Parliament has always deplored retrospective legislation. In 2009, the Constitution Committee of your Lordships' House, in its report on the Banking Bill, drew attention to the need for there to be,
“a compelling reason in the public interest for a departure from the general principle that retrospective legislation is undesirable”.
At least the letter to claimants that was sent out recently by the DWP is headed:
“Possible changes to your ESA”,
and states that the changes the Government want to make have not yet been approved by Parliament. The letter continues by providing the ramifications of the change. I gather that many claimants who have received such a letter are telling citizens advice bureaux up and down the country that they do not know what this letter means for them, and that they are very worried by it. They have good cause to be worried. Not only are the Government breaking the understanding that national insurance contributions—perhaps paid for years and years—protected a person against the loss of employment on health grounds, but many claimants, as we have heard, are likely to be left with only their partner’s extremely modest income, which may push them out of eligibility under the means-tested ESA.
I turn back to the policy costings document of October 2010. Under the heading, “Uncertainty”, we read that the migration from IB to ESA was the cause of particular uncertainty. We now know that a high proportion of IB claimants are being found to be fit for work as a result of the migration to ESA, in spite of appeals. I therefore ask my noble friend whether the Government can now start to quantify savings that might be made on the ESA bill, in spite of an increasing JSA bill—given high unemployment—and whether they will consider reverting to their original plan and drop the retrospective nature of this clause.

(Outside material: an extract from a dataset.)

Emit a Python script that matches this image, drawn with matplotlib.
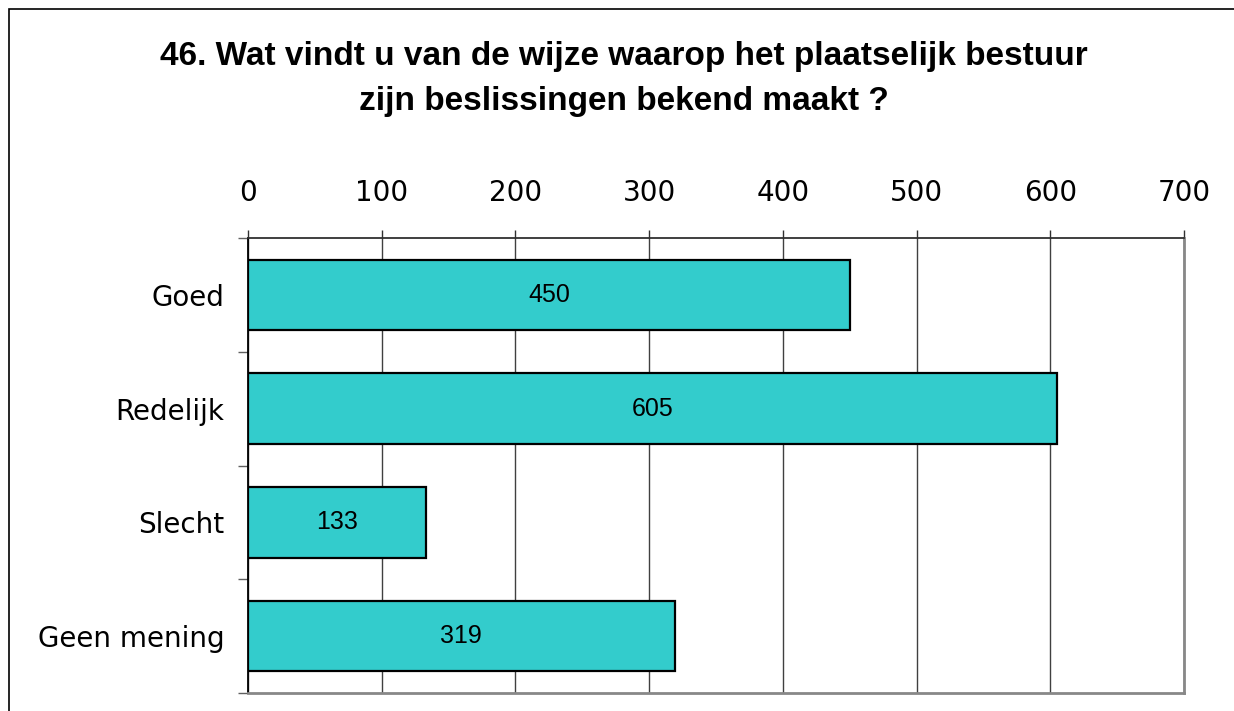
import matplotlib.pyplot as plt
from matplotlib.patches import Rectangle

categories = ['Goed', 'Redelijk', 'Slecht', 'Geen mening']
values = [450, 605, 133, 319]
xticks = [0, 100, 200, 300, 400, 500, 600, 700]
title = '46. Wat vindt u van de wijze waarop het plaatselijk bestuur\nzijn beslissingen bekend maakt ?'

W, H = 1234, 711
fig = plt.figure(figsize=(W / 100, H / 100), dpi=100)
ax = fig.add_axes([248 / W, 1 - 693 / H, (1184 - 248) / W, (693 - 238) / H])

ypos = list(range(len(categories)))
ax.barh(ypos, values, height=0.62, color='#33CCCC', edgecolor='black', linewidth=1.6, zorder=3)
for y, v in zip(ypos, values):
    ax.text(v / 2, y, str(v), ha='center', va='center', fontsize=18,
            family='Liberation Sans', zorder=4)

ax.set_xlim(0, 700)
ax.set_ylim(len(categories) - 0.5, -0.5)
ax.xaxis.tick_top()
ax.set_xticks(xticks)
ax.set_xticklabels([str(t) for t in xticks], fontsize=20, family='DejaVu Sans')
ax.tick_params(axis='x', direction='out', length=6, width=1, color='#303030', pad=16)

ax.set_yticks([i + 0.5 for i in range(-1, len(categories))], minor=False)
ax.set_yticklabels([])
ax.set_yticks(ypos, minor=True)
ax.set_yticklabels(categories, minor=True, fontsize=20, family='DejaVu Sans')
ax.tick_params(axis='y', which='major', direction='out', length=7, width=1, color='#606060')
ax.tick_params(axis='y', which='minor', length=0, pad=17)

ax.grid(axis='x', color='#404040', linewidth=1, zorder=0)
ax.set_axisbelow(True)

ax.spines['top'].set_color('#303030')
ax.spines['top'].set_linewidth(1.3)
ax.spines['left'].set_color('black')
ax.spines['left'].set_linewidth(1.3)
ax.spines['right'].set_color('#888888')
ax.spines['right'].set_linewidth(2)
ax.spines['bottom'].set_color('#888888')
ax.spines['bottom'].set_linewidth(2)

fig.text(624 / W, 1 - 41 / H, title, ha='center', va='top', fontsize=24,
         fontweight='bold', family='Liberation Sans', linespacing=1.6)

fig.patches.append(Rectangle((8.5 / W, -0.1), 1.2, 1 - 9 / H + 0.1, transform=fig.transFigure,
                             fill=False, edgecolor='black', linewidth=1.2))

fig.savefig('out.png', dpi=100)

We all know of the need for the Government to cut public spending by an eye-watering amount as soon as possible. The Government’s argument may be that JSA is time-limited, so why not ESA? However, in my view, a claimant’s health is a much more emotive subject for their employment—or lack of it—and being ill can be a very expensive business. Using retrospection in this way, when it directly affects someone’s income in an unforeseeable way, seems to be thoroughly bad practice. Is it really good governance to cut massive corners by bringing in this policy in such haste?